Question 10: What do the mean and weighted mean center tell you about the distribution of the aviation facilities in Florida and their elevation? Please explain. (3 marks)
Type your response here: The mean and weighted mean center tell use about the distribution of the aviation facilities in Florida and their elevation is black dots are the locations of airports in Florida, the blue square is the mean centre which is the average location of all airports in Florida and the red square is the weighted mean centre which is the average location of airports in Florida after weighing in elevation. It tell us that airports are spatially clusted and not evenly distributed. The mean centre shows where most aiports are located and that is to the top left of the mainland while the weighted mean centre shows that higher elevation airports are not evenly disturbed and are more common in the panhandle.
There are different elevation restrictions for airplanes. Do they have the same mean centre? Imagine we are interested in how the distribution of elevation with sm_elev (airport elevation less than the median) differ from those with lrg_elev (airport elevation greater than or equal to the median). To do this, we will split the Florida aviation facilities dataset into two subsets. One subset will only contain elevation using sm_elev as the primary source and the other will contain only those with lrg_elev as the primary source.
summary(FL_airports$ELEV)
## Min. 1st Qu. Median Mean 3rd Qu. Max.
## 3.00 23.00 65.00 73.93 102.00 295.00
sm_elev <- subset(FL_airports, (FL_airports$ELEV <65))
library(dplyr)
##
## Attaching package: 'dplyr'
## The following objects are masked from 'package:stats':
##
## filter, lag
## The following objects are masked from 'package:base':
##
## intersect, setdiff, setequal, union
library(tidyverse)
## ── Attaching core tidyverse packages ──────────────────────── tidyverse 2.0.0 ──
## ✔ forcats 1.0.0 ✔ readr 2.1.4
## ✔ ggplot2 4.0.1 ✔ stringr 1.5.0
## ✔ lubridate 1.9.2 ✔ tibble 3.2.1
## ✔ purrr 1.0.2 ✔ tidyr 1.3.0
## ── Conflicts ────────────────────────────────────────── tidyverse_conflicts() ──
## ✖ dplyr::filter() masks stats::filter()
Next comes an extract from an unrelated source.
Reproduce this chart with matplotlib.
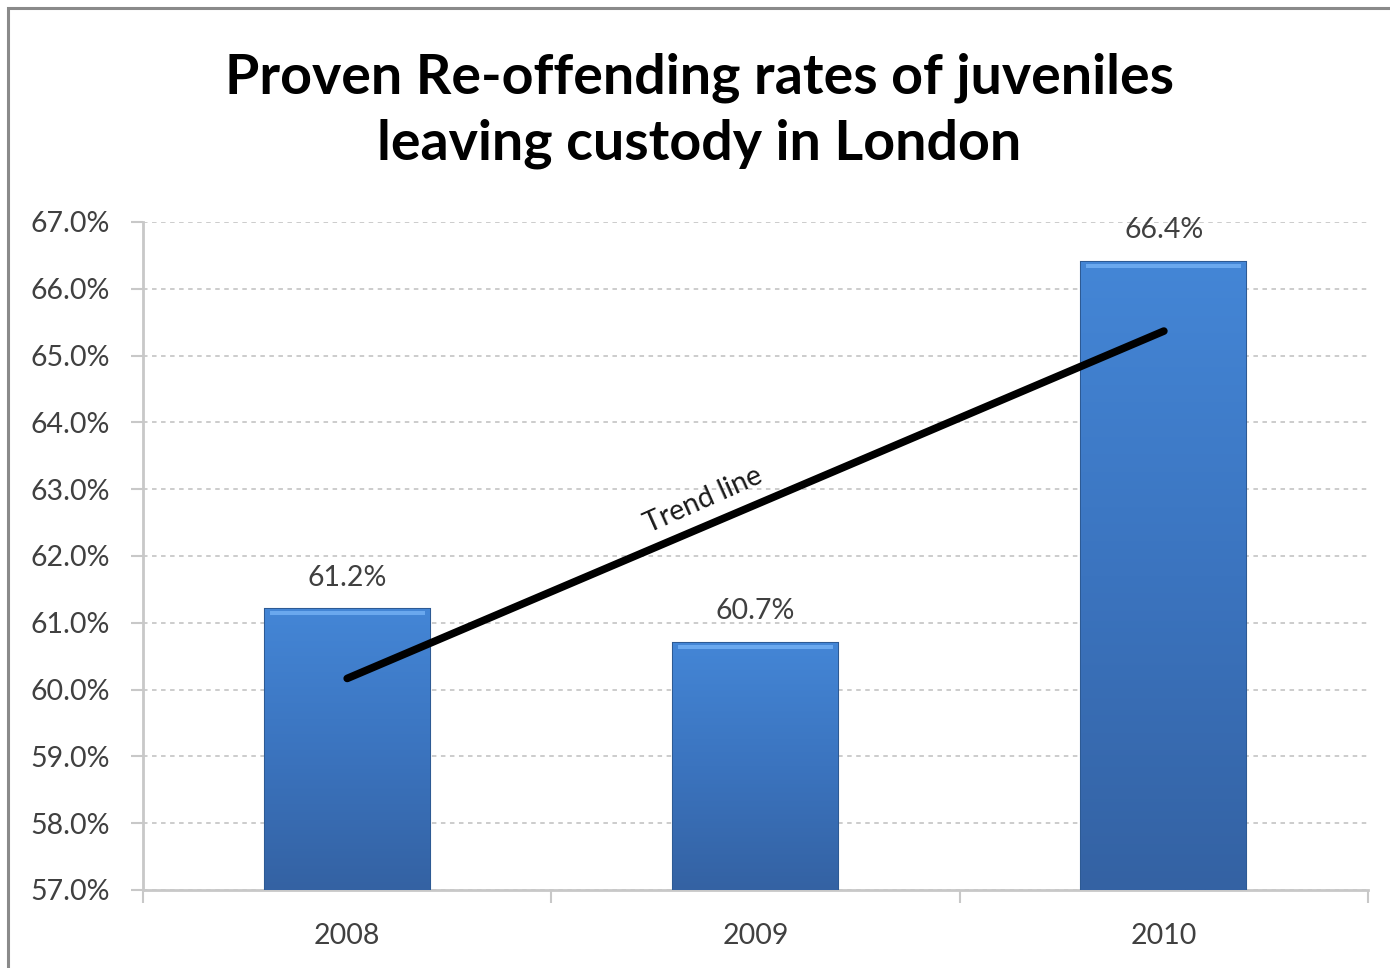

## ✖ dplyr::lag() masks stats::lag()
## ℹ Use the conflicted package (<http://conflicted.r-lib.org/>) to force all conflicts to become errors
lrg_elev <- subset(FL_airports, (FL_airports$ELEV <65))
view(sm_elev)
view(lrg_elev)
nrow(sm_elev[1])
## [1] 242
nrow(lrg_elev[1])
## [1] 242
Once created, the subset can be viewed in the Console by calling the
object (sm_elev) using View(sm_elev). If you want to know
the number of sm_elev, you can run: nrow(sm_elev[1]).
Question 11: Show the Florida airports scatter plot using the subset data that you created. Use a different color for the subsets. Also plot the mean centres for the subsets. Be sure to include a legend, axis titles (with units), and a main title. Include your name and student number in brackets at the end of your main title. Do not show irrelevant information on the graph. Please also type your code in the code chunk below. (10 marks)
FL_airports <- aviationfacilities_fl[aviationfacilities_fl$SITE_TYPE_CODE == "A",]
plot(FL_airports$LONG_DECIMAL, FL_airports$LAT_DECIMAL, xlab="Longitude", ylab="Latitude", main = "Airports in Florida, (Jasmine Mann 1005255028)", xlim=c(-88, -80), ylim=c(24, 33))
points(sm_elev$LONG_DECIMAL, sm_elev$LAT_DECIMAL, pch = 20, col = "orange")
points(lrg_elev$LONG_DECIMAL, lrg_elev$LAT_DECIMAL, pch = 20, col = "purple")
n<-nrow(FL_airports[1])
mc_x<-sum(FL_airports$LONG_DECIMAL)/n
mc_y<-sum(FL_airports$LAT_DECIMAL)/n
points(mc_x,mc_y,'p',pch=15,cex=2,col="blue")
mc_x<-sum(sm_elev$LONG_DECIMAL)/n
mc_y<-sum(sm_elev$LAT_DECIMAL)/n
points(mc_x,mc_y,'p',pch=15,cex=2,col="purple")
legend("bottomleft", legend = c("Mean centre", "Small Elevation", "Large Elevation"), pch = c(15,15), col = c("blue","orange","purple"))
So far, we have measured the central tendency of the spatial data. How about dispersion? Standard deviation is a measure of dispersion that can be used to assess the distribution of spatial data. To calculate the orthogonal dispersion (east-west, north-south) associated with Florida airports dataset, we will use sd() command applied on Longitude and Latitude, respectively. Please do the same for the two elevation subsets in Question 12.
sd(FL_airports$LONG_DECIMAL)
## [1] 1.785058
sd(FL_airports$LAT_DECIMAL)
## [1] 1.542124
Question 12: Please show your code as well as the calculated standard deviation in your R Markdown. Provide a concise conclusion regarding the orthogonal dispersion for the Florida aviation facilities dataset and subsets. These conclusions should include a short description of the dispersion and a comparison (i.e. Florida airports vs. sm_elev vs. lrg_elev). Remember to include units of measurement in your response. (6 marks)
sd(sm_elev$LONG_DECIMAL)
## [1] 1.343617
sd(sm_elev$LAT_DECIMAL)
## [1] 1.533126
sd(lrg_elev$LONG_DECIMAL)
## [1] 1.343617
sd(lrg_elev$LAT_DECIMAL)
## [1] 1.533126
Type your response here: The orthogonal dispersion for the florida aviation facilities dataset and subsets is not equally spread out. The mean centre of the florida airports is to the top left of the mainland while the weighted mean centre of the florida airports is to the pandle.